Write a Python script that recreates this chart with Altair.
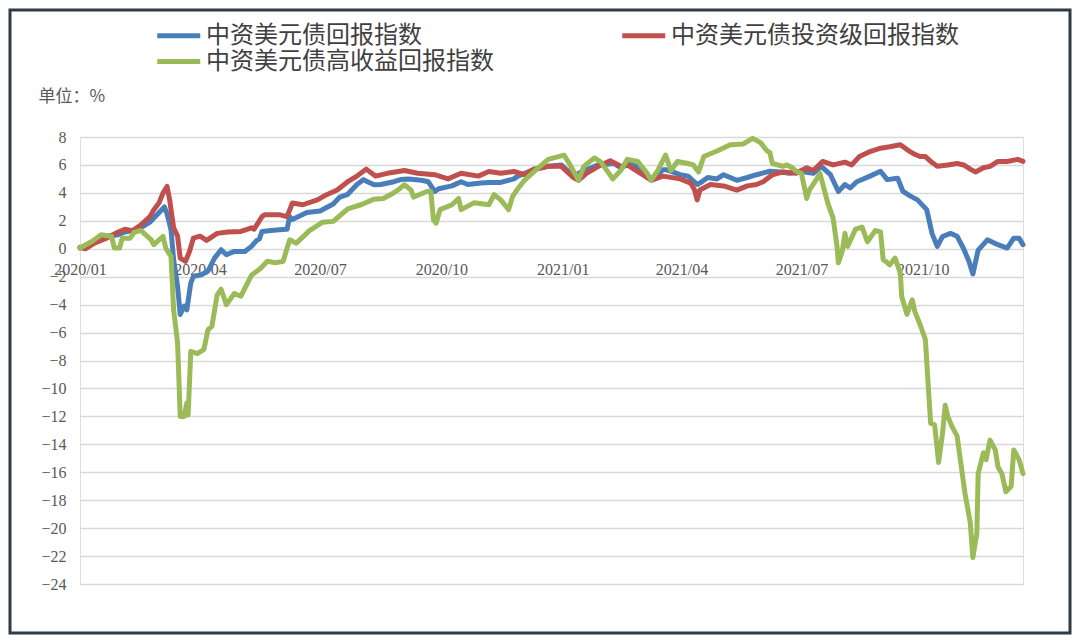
import altair as alt
import pandas as pd

SERIES = ["中资美元债回报指数", "中资美元债投资级回报指数", "中资美元债高收益回报指数"]
COLORS = ["#4A7EBB", "#C0504D", "#9BBB59"]
LEGEND_ORDER = [SERIES[0], SERIES[2], SERIES[1]]

blue_dates = [
    "2020-01-01", "2020-01-09", "2020-01-16", "2020-01-22", "2020-01-30", "2020-02-04", "2020-02-11",
    "2020-02-16", "2020-02-23", "2020-02-26", "2020-03-01", "2020-03-05", "2020-03-07", "2020-03-10",
    "2020-03-12", "2020-03-15", "2020-03-17", "2020-03-20", "2020-03-22", "2020-03-25", "2020-03-27",
    "2020-04-02", "2020-04-07", "2020-04-12", "2020-04-17", "2020-04-21", "2020-04-27", "2020-05-05",
    "2020-05-10", "2020-05-14", "2020-05-16", "2020-05-18", "2020-05-25", "2020-05-31", "2020-06-06",
    "2020-06-08", "2020-06-10", "2020-06-21", "2020-07-01", "2020-07-11", "2020-07-16", "2020-07-22",
    "2020-07-29", "2020-08-03", "2020-08-06", "2020-08-11", "2020-08-16", "2020-08-26", "2020-08-31",
    "2020-09-06", "2020-09-16", "2020-09-21", "2020-09-26", "2020-09-29", "2020-10-09", "2020-10-16",
    "2020-10-21", "2020-10-31", "2020-11-06", "2020-11-15", "2020-11-25", "2020-11-28", "2020-12-06",
    "2020-12-10", "2020-12-21", "2020-12-31", "2021-01-09", "2021-01-15", "2021-01-28", "2021-02-09",
    "2021-02-14", "2021-02-22", "2021-03-01", "2021-03-06", "2021-03-11", "2021-03-18", "2021-03-21",
    "2021-03-31", "2021-04-06", "2021-04-13", "2021-04-15", "2021-04-21", "2021-04-28", "2021-05-03",
    "2021-05-13", "2021-05-21", "2021-05-28", "2021-06-07", "2021-06-15", "2021-06-22", "2021-06-30",
    "2021-07-10", "2021-07-16", "2021-07-23", "2021-07-29", "2021-08-03", "2021-08-07", "2021-08-12",
    "2021-08-22", "2021-08-30", "2021-09-04", "2021-09-12", "2021-09-16", "2021-09-22", "2021-09-27",
    "2021-10-04", "2021-10-08", "2021-10-12", "2021-10-16", "2021-10-22", "2021-10-27", "2021-11-01",
    "2021-11-05", "2021-11-08", "2021-11-12", "2021-11-19", "2021-11-27", "2021-12-04", "2021-12-09",
    "2021-12-13", "2021-12-16",
]
blue_values = [
    0.05, 0.4, 0.7, 0.9, 1.0, 1.2, 1.3,
    1.5, 1.9, 2.2, 2.6, 3.0, 2.5, 1.35,
    -0.8, -2.7, -4.7, -4.1, -4.37, -2.45, -1.98,
    -1.86, -1.6, -0.67, -0.07, -0.43, -0.19, -0.19,
    0.17, 0.6, 0.7, 1.24, 1.3, 1.36, 1.4,
    2.3, 2.1, 2.6, 2.7, 3.2, 3.7, 3.9,
    4.6, 4.95, 4.8, 4.58, 4.6, 4.8, 4.95,
    5.0, 4.9, 4.8, 4.1, 4.3, 4.5, 4.8,
    4.6, 4.7, 4.75, 4.75, 5.0, 5.2, 5.5,
    5.65, 5.9, 6.0, 5.2, 5.5, 6.0, 6.1,
    5.8, 6.1, 5.7, 5.1, 5.1, 5.65, 5.65,
    5.3, 5.2, 4.6, 4.7, 5.1, 5.0, 5.3,
    4.9, 5.1, 5.3, 5.55, 5.5, 5.4, 5.55,
    5.4, 5.9, 5.3, 4.1, 4.6, 4.35, 4.8,
    5.2, 5.55, 4.95, 5.05, 4.1, 3.75, 3.5,
    2.8, 1.1, 0.17, 0.88, 1.1, 0.9, 0.0,
    -0.9, -1.8, -0.1, 0.64, 0.29, 0.05, 0.76,
    0.76, 0.29,
]

red_dates = [
    "2020-01-01", "2020-01-05", "2020-01-12", "2020-01-22", "2020-01-30", "2020-02-04", "2020-02-10",
    "2020-02-16", "2020-02-23", "2020-02-26", "2020-03-01", "2020-03-04", "2020-03-07", "2020-03-09",
    "2020-03-10", "2020-03-12", "2020-03-15", "2020-03-17", "2020-03-21", "2020-03-24", "2020-03-27",
    "2020-04-01", "2020-04-06", "2020-04-14", "2020-04-22", "2020-05-02", "2020-05-10", "2020-05-12",
    "2020-05-18", "2020-05-20", "2020-05-31", "2020-06-06", "2020-06-10", "2020-06-18", "2020-06-29",
    "2020-07-06", "2020-07-14", "2020-07-22", "2020-07-29", "2020-08-05", "2020-08-12", "2020-08-21",
    "2020-09-03", "2020-09-13", "2020-09-26", "2020-10-06", "2020-10-16", "2020-10-29", "2020-11-06",
    "2020-11-15", "2020-11-25", "2020-12-03", "2020-12-10", "2020-12-21", "2020-12-31", "2021-01-09",
    "2021-01-13", "2021-01-19", "2021-01-30", "2021-02-06", "2021-02-14", "2021-02-19", "2021-03-01",
    "2021-03-06", "2021-03-09", "2021-03-18", "2021-03-31", "2021-04-08", "2021-04-11", "2021-04-13",
    "2021-04-15", "2021-04-23", "2021-05-03", "2021-05-13", "2021-05-21", "2021-05-28", "2021-06-02",
    "2021-06-09", "2021-06-17", "2021-06-27", "2021-07-05", "2021-07-10", "2021-07-17", "2021-07-25",
    "2021-08-03", "2021-08-08", "2021-08-14", "2021-08-22", "2021-08-30", "2021-09-06", "2021-09-14",
    "2021-09-19", "2021-09-24", "2021-09-29", "2021-10-03", "2021-10-07", "2021-10-12", "2021-10-20",
    "2021-10-27", "2021-11-01", "2021-11-06", "2021-11-10", "2021-11-16", "2021-11-21", "2021-11-27",
    "2021-12-04", "2021-12-12", "2021-12-16",
]
red_values = [
    0.1, 0.0, 0.4, 0.8, 1.2, 1.4, 1.3,
    1.7, 2.3, 2.8, 3.3, 4.0, 4.46, 3.5,
    2.8, 1.5, 0.9, -0.67, -0.9, -0.2, 0.76,
    0.9, 0.6, 1.1, 1.2, 1.24, 1.5, 1.4,
    2.3, 2.44, 2.44, 2.3, 3.27, 3.15, 3.5,
    3.87, 4.2, 4.8, 5.2, 5.7, 5.2, 5.4,
    5.6, 5.4, 5.3, 5.0, 5.4, 5.2, 5.53,
    5.4, 5.53, 5.3, 5.7, 5.9, 5.9, 5.1,
    4.9, 5.4, 6.0, 6.3, 5.9, 6.0, 5.4,
    5.1, 4.9, 5.2, 5.0, 4.7, 4.2, 3.5,
    4.2, 4.6, 4.5, 4.2, 4.5, 4.6, 4.8,
    5.3, 5.5, 5.4, 5.8, 5.6, 6.25, 6.0,
    6.2, 6.0, 6.6, 6.96, 7.2, 7.3, 7.45,
    7.1, 6.8, 6.6, 6.6, 6.25, 5.9, 6.0,
    6.1, 6.0, 5.7, 5.5, 5.8, 5.9, 6.25,
    6.25, 6.4, 6.25,
]

green_dates = [
    "2020-01-01", "2020-01-10", "2020-01-17", "2020-01-25", "2020-01-27", "2020-01-31", "2020-02-02",
    "2020-02-08", "2020-02-11", "2020-02-16", "2020-02-24", "2020-02-26", "2020-03-04", "2020-03-06",
    "2020-03-10", "2020-03-12", "2020-03-15", "2020-03-17", "2020-03-20", "2020-03-22", "2020-03-23",
    "2020-03-25", "2020-03-30", "2020-04-04", "2020-04-07", "2020-04-10", "2020-04-14", "2020-04-17",
    "2020-04-21", "2020-04-27", "2020-05-02", "2020-05-10", "2020-05-17", "2020-05-22", "2020-05-28",
    "2020-06-03", "2020-06-08", "2020-06-13", "2020-06-23", "2020-07-03", "2020-07-11", "2020-07-14",
    "2020-07-22", "2020-08-01", "2020-08-11", "2020-08-18", "2020-08-24", "2020-08-29", "2020-09-03",
    "2020-09-08", "2020-09-10", "2020-09-20", "2020-09-23", "2020-09-25", "2020-09-27", "2020-09-30",
    "2020-10-09", "2020-10-14", "2020-10-16", "2020-10-26", "2020-11-06", "2020-11-10", "2020-11-15",
    "2020-11-21", "2020-11-24", "2020-11-28", "2020-12-03", "2020-12-10", "2020-12-21", "2021-01-02",
    "2021-01-06", "2021-01-13", "2021-01-17", "2021-01-25", "2021-01-30", "2021-02-08", "2021-02-14",
    "2021-02-19", "2021-02-27", "2021-03-06", "2021-03-09", "2021-03-14", "2021-03-20", "2021-03-24",
    "2021-03-29", "2021-04-06", "2021-04-10", "2021-04-14", "2021-04-18", "2021-04-28", "2021-05-08",
    "2021-05-18", "2021-05-25", "2021-05-31", "2021-06-05", "2021-06-07", "2021-06-09", "2021-06-17",
    "2021-06-20", "2021-06-24", "2021-06-27", "2021-07-01", "2021-07-05", "2021-07-07", "2021-07-13",
    "2021-07-15", "2021-07-17", "2021-07-21", "2021-07-25", "2021-07-28", "2021-07-29", "2021-08-01",
    "2021-08-03", "2021-08-05", "2021-08-11", "2021-08-16", "2021-08-20", "2021-08-26", "2021-08-30",
    "2021-09-01", "2021-09-03", "2021-09-06", "2021-09-10", "2021-09-14", "2021-09-15", "2021-09-19",
    "2021-09-23", "2021-09-25", "2021-09-29", "2021-10-03", "2021-10-05", "2021-10-07", "2021-10-10",
    "2021-10-13", "2021-10-16", "2021-10-18", "2021-10-20", "2021-10-23", "2021-10-27", "2021-11-02",
    "2021-11-06", "2021-11-08", "2021-11-11", "2021-11-12", "2021-11-16", "2021-11-18", "2021-11-21",
    "2021-11-25", "2021-11-27", "2021-11-30", "2021-12-03", "2021-12-07", "2021-12-09", "2021-12-13",
    "2021-12-16",
]
green_values = [
    0.05, 0.52, 1.0, 0.88, 0.05, 0.05, 0.76,
    0.76, 1.17, 1.31, 0.64, 0.29, 0.88, 0.05,
    -0.55, -4.37, -6.75, -12.0, -12.0, -11.05, -11.9,
    -7.35, -7.5, -7.2, -5.8, -5.56, -3.3, -2.9,
    -4.0, -3.2, -3.4, -1.9, -1.4, -0.9, -1.0,
    -0.9, 0.64, 0.4, 1.3, 1.9, 1.96, 2.2,
    2.85, 3.15, 3.55, 3.6, 3.9, 4.2, 4.58,
    4.2, 3.7, 4.1, 4.1, 2.07, 1.83, 2.8,
    3.15, 3.6, 2.8, 3.3, 3.15, 3.87, 3.5,
    2.8, 3.75, 4.3, 4.9, 5.5, 6.4, 6.7,
    6.1, 4.9, 5.9, 6.5, 6.2, 5.0, 5.6,
    6.4, 6.25, 5.4, 4.9, 5.6, 6.7, 5.6,
    6.25, 6.1, 6.0, 5.5, 6.6, 7.0, 7.45,
    7.5, 7.9, 7.6, 7.0, 6.9, 6.1, 5.9,
    6.0, 5.8, 5.55, 5.4, 3.6, 4.2, 5.05,
    5.4, 4.7, 3.27, 2.2, 0.17, -1.0, -0.17,
    1.1, 0.17, 1.4, 1.55, 0.5, 1.3, 1.2,
    -0.79, -0.9, -1.15, -0.67, -1.74, -3.4, -4.7,
    -3.65, -4.5, -5.44, -6.5, -9.6, -12.5, -12.6,
    -15.3, -13.2, -11.2, -12.0, -12.7, -13.4, -17.5,
    -19.6, -22.1, -20.4, -16.1, -14.6, -15.1, -13.7,
    -14.4, -15.6, -16.1, -17.4, -17.0, -14.4, -15.1,
    -16.1,
]

y_ticks = [-24, -22, -20, -18, -16, -14, -12, -10, -8, -6, -4, -2, 0, 2, 4, 6, 8]
x_ticks = ["2020-01-01", "2020-04-01", "2020-07-01", "2020-10-01",
           "2021-01-01", "2021-04-01", "2021-07-01", "2021-10-01"]

frames = []
for name, d, v in [(SERIES[0], blue_dates, blue_values),
                   (SERIES[1], red_dates, red_values),
                   (SERIES[2], green_dates, green_values)]:
    frames.append(pd.DataFrame({"date": pd.to_datetime(d), "value": v, "series": name}))
df = pd.concat(frames, ignore_index=True)

W, H = 943, 447
SERIF = "Liberation Serif"
CJK = "Noto Sans CJK SC"

tick_dt = []
for s in x_ticks:
    y_, m_, d_ = s.split("-")
    tick_dt.append(alt.DateTime(year=int(y_), month=int(m_), date=int(d_)))

lines = alt.Chart(df).mark_line(strokeWidth=5, strokeJoin="round", strokeCap="round").encode(
    x=alt.X("date:T",
            scale=alt.Scale(domain=[alt.DateTime(year=2020, month=1, date=1),
                                    alt.DateTime(year=2021, month=12, date=16)]),
            axis=alt.Axis(values=tick_dt, format="%Y/%m", title=None, grid=False,
                          domain=False, ticks=False, labelFont=SERIF, labelFontSize=16,
                          labelColor="#595959", labelPadding=12, offset=-335,
                          labelOverlap=False, labelFlush=False)),
    y=alt.Y("value:Q",
            scale=alt.Scale(domain=[-24, 8], nice=False, zero=False),
            axis=alt.Axis(values=y_ticks, format="d", title="单位：%", titleAngle=0,
                          titleX=-42, titleY=-41, titleAlign="left", titleBaseline="middle",
                          titleFont=CJK, titleFontSize=17, titleFontWeight="normal",
                          titleColor="#595959",
                          grid=True, gridColor="#D9D9D9", gridWidth=1.5,
                          domain=False, ticks=False, labelFont=SERIF, labelFontSize=16,
                          labelColor="#595959", labelPadding=14)),
    color=alt.Color("series:N",
                    scale=alt.Scale(domain=SERIES, range=COLORS),
                    legend=alt.Legend(title=None, orient="none", legendX=96, legendY=-115,
                                      values=LEGEND_ORDER,
                                      columns=2, columnPadding=118, rowPadding=-2,
                                      symbolType="M-3,0H1", symbolStrokeWidth=5,
                                      symbolSize=462, labelFont=CJK, labelFontSize=24,
                                      labelColor="#404040", labelOffset=3,
                                      labelLimit=0)),
    order=alt.Order("date:T"),
)

frame = alt.Chart(pd.DataFrame({"k": [0]})).mark_rect(
    fill=None, stroke="#2E3A46", strokeWidth=3
).encode(
    x=alt.value(-70), x2=alt.value(W + 47), y=alt.value(-127), y2=alt.value(H + 49)
)

chart = alt.layer(lines, frame).properties(
    width=W, height=H,
    autosize=alt.AutoSizeParams(type="none"),
    padding={"left": 72, "top": 129, "right": 49, "bottom": 51},
).configure_view(stroke=None, clip=False).configure(background="white")

chart.save("out.html", embed_options={"renderer": "svg", "actions": False})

----------------------------------------

**Exercise details**
Everything from the first line to the line with "LEGEND_ORDER = [SERIES[0], SERIES[2], SERIES[1]]" must be repeated exactly, and nothing else. Leave the pictures out.

**Correct response**
Write a Python script that recreates this chart with Altair.
import altair as alt
import pandas as pd

SERIES = ["中资美元债回报指数", "中资美元债投资级回报指数", "中资美元债高收益回报指数"]
COLORS = ["#4A7EBB", "#C0504D", "#9BBB59"]
LEGEND_ORDER = [SERIES[0], SERIES[2], SERIES[1]]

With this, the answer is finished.